Reactive compatibilization is the process of modifying a mixed immiscible blend of polymers to arrest phase separation and allow for the formation of a stable, long-term continuous phase. It is done via the addition of a reactive polymer, miscible with one blend component and reactive towards functional groups on the second component, which result in the "in-situ" formation of block or grafted copolymers.
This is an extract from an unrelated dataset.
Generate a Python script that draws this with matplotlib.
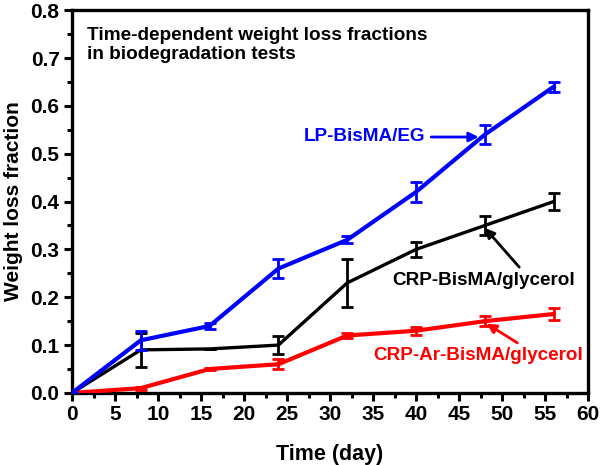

A large number of commercial polymeric products are derived from the blending of two or more polymers to achieve a favorable balance of physical properties. However, since most polymer blends are immiscible, it is rare to find a pair of polymers that both are miscible and have desired characteristics. An example of such pair is the miscible resin NORYL™, a mix of poly(phenylene oxide) and polystyrene. Immiscible blends will phase separate and form a dispersed phase, which may improve physical properties (figure 1). DuPont's rubber toughened Nylon consists of small particles of poly(cis-isoprene) (natural rubber) in a Nylon matrix that toughen the material by arresting crack propagation.
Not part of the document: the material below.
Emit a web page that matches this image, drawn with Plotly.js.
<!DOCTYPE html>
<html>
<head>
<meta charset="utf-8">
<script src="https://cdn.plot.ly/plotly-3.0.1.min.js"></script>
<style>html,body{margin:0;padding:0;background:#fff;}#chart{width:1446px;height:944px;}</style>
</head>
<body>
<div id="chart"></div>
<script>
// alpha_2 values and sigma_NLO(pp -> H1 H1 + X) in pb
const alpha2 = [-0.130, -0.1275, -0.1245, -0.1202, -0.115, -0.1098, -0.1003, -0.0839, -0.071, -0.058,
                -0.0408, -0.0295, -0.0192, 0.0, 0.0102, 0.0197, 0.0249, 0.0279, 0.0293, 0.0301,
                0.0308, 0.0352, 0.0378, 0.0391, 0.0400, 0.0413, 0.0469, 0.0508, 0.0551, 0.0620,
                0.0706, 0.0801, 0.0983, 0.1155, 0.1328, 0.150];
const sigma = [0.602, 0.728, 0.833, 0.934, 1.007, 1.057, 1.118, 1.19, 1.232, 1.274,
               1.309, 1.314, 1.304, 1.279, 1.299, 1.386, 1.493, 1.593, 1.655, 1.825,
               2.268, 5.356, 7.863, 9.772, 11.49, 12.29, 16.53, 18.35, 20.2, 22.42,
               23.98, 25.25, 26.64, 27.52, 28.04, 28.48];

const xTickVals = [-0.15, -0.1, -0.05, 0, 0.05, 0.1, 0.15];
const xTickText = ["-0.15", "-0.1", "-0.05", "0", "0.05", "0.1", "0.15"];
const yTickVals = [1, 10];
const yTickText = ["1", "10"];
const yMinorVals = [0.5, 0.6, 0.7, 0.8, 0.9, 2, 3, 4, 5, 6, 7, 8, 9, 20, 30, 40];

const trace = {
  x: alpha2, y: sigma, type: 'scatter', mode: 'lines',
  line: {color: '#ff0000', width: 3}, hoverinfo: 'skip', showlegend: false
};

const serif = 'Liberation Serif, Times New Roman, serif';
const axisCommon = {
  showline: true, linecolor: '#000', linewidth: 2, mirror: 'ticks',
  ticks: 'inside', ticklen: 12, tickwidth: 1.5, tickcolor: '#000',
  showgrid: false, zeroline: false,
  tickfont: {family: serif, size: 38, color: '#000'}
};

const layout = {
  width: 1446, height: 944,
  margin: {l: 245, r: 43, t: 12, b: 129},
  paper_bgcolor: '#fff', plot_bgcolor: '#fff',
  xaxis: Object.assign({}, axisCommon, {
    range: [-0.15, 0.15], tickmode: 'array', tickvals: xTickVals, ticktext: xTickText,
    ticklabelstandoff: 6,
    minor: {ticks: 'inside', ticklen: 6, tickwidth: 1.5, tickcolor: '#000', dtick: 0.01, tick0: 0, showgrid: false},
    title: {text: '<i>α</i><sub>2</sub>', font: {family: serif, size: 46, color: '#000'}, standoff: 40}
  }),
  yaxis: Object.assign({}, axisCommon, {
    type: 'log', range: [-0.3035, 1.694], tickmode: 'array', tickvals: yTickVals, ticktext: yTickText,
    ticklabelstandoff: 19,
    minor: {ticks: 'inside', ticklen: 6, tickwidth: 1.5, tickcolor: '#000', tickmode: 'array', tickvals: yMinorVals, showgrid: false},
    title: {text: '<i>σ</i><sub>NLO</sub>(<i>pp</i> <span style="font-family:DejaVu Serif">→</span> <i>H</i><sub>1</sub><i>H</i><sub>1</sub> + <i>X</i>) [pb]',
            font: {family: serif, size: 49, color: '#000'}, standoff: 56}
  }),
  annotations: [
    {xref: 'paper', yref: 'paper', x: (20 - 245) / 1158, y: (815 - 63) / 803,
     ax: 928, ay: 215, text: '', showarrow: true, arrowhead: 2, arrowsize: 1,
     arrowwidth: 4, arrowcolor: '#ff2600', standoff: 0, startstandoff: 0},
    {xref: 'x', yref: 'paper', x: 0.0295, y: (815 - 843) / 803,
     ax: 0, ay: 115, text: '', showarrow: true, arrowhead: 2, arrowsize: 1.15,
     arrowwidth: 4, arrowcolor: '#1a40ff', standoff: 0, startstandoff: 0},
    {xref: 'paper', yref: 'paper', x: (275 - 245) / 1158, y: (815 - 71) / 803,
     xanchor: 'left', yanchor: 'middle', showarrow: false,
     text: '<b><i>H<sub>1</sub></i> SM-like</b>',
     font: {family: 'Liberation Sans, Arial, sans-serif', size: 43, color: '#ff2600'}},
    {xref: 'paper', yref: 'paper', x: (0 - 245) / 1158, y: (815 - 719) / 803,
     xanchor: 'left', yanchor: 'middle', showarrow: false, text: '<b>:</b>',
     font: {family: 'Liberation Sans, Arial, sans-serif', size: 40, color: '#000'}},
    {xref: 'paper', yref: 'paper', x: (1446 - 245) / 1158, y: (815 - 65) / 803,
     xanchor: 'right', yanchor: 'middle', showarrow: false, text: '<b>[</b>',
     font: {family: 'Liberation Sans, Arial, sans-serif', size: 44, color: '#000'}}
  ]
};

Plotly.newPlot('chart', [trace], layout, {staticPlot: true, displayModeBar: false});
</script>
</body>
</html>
==Miscibility of Polymer Blends==

The Gibbs free energy of mixing, $\Delta G_(mix)= \Delta H_(mix)-T\Delta S_(mix)$, must be negative for a blend to be miscible. According to Flory-Huggins theory, a revision of regular solution theory, the entropy change per mole of lattice sites of blending polymer 1 and polymer 2 is

$\Delta S_(mix,blend) = -R \left({\phi_1\over x_1}\ln \phi_1 + {\phi_2\over x_2}\ln \phi_2 \right)$

, where ΔS is the change in entropy of mixing, R is the gas constant, Φ is the volume fraction of each polymer, and x is the number of segments of each polymer. x_{1} and x_{2} increase with higher degrees of polymerization and thus molecular weight. Since most useful polymers are high in molecular weight, the change in entropy experienced from the mixing of two large polymer chains is very low, and typically does not bring the Gibbs free energy low enough to constitute miscibility.

==Compatibilization==
Most processed polymer mixes consist of a dispersed phase in a more continuous matrix of the other component. The formation, size, and concentration of this disperse phase are typically optimized for specific mechanical properties. If the morphology is not stabilized, the dispersed phase may coalesce under heat or stress from the environment or further processing. This coalescence may result in diminished properties (brittleness and discoloration) due to the induced phase separation. These morphologies can be stabilized by sufficient interfacial adhesion or lowered interfacial tension between the two phases.

A common technique involves functionalizing one monomer. For example, Nylon-rubber bands are polymerized with functionalized rubber to produce graft or block copolymers. The added structures make it no longer favorable to coalesce and/or increase the steric hindrance in the interfacial area where phase separation would occur.